It's no secret that with media comes an abundance of unanswered ethical questions that we refuse to talk about in fear of ridicule. However, as a student who aspires to be a journalist and reporter, I feel as if it is my partly my duty to speak on this, push this, and invest in this.
I am here to say that ethics do matter in the journalism world.
As a society, we have turned a blind eye to moral boundaries in order to satisfy our own nosiness and selfishness. Journalists publish false news. We validate it through reposting it and sharing it on our social media sites. In fact, as a society, we thrive off of this news. Without it, we would be forced to find satisfaction in the humdrum of our own daily lives, rather than that of someone else's.
We complain that the news industry gets a bad rap, but what should we expect?
Since the recent events and the early publication of TMZ's announcement of Kobe Bryant's death, insults concerning ethical boundaries that should have been considered with the early release of this information have taken over social media sites everywhere. Kobe Bryant's death was announced online before his wife or family were even notified. Yes, this means that likely Bryant's family found out about the tragedy through TMZ's reporting.

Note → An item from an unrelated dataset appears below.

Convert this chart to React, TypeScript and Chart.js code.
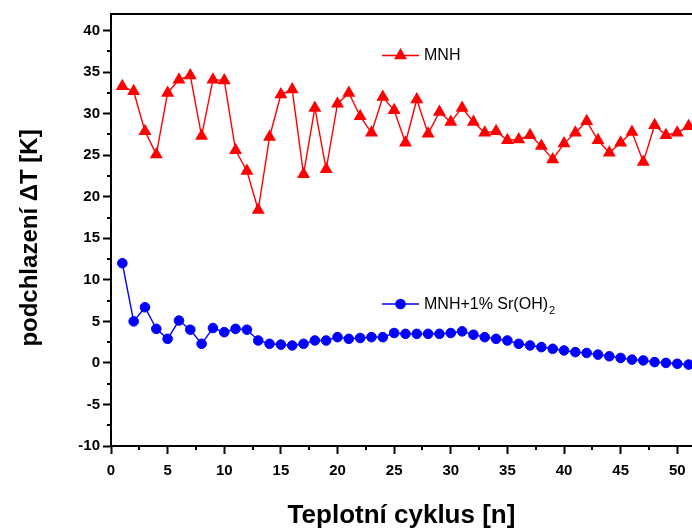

Am I surprised? No. Am I appalled? Yes.
This is an issue that has been prevalent for decades. It seems the news industry has begun to prioritize competition over the respect and privacy of the individuals affected by their content. However, we refuse to see this as an issue until its consequences are far too many and too late. We allow for lies to be spread about politician's children. We gossip about celebrity drug overdoses, and we feed this moral trap until it reaches its breaking point. While some may be satisfied with accepting that this is 'just a part of the industry,' I refuse to believe that it is, and I refuse to accept that it is. While some may be content with the explanation that it is just a part of the job and it isn't personal, I am not.
It is personal, and we must start treating it as such.
In this specific situation, I subconsciously have put myself in the shoes of Vanessa, Kobe's wife. I can not imagine finding out that my husband and daughter have passed from an online source. In a time of so much panic and heartache, I can't imagine how much worse TMZ's article affected an already devastating situation.
What exactly is the goal of the news industry?
Is it to inform society and keep them safe? Is it to provide them with insight into their favorite celebrities' lives? Is it to give them ten ways to lose ten pounds before bikini season? Whatever it may be, I would like to believe it isn't to destroy moral code and devastate families and individuals.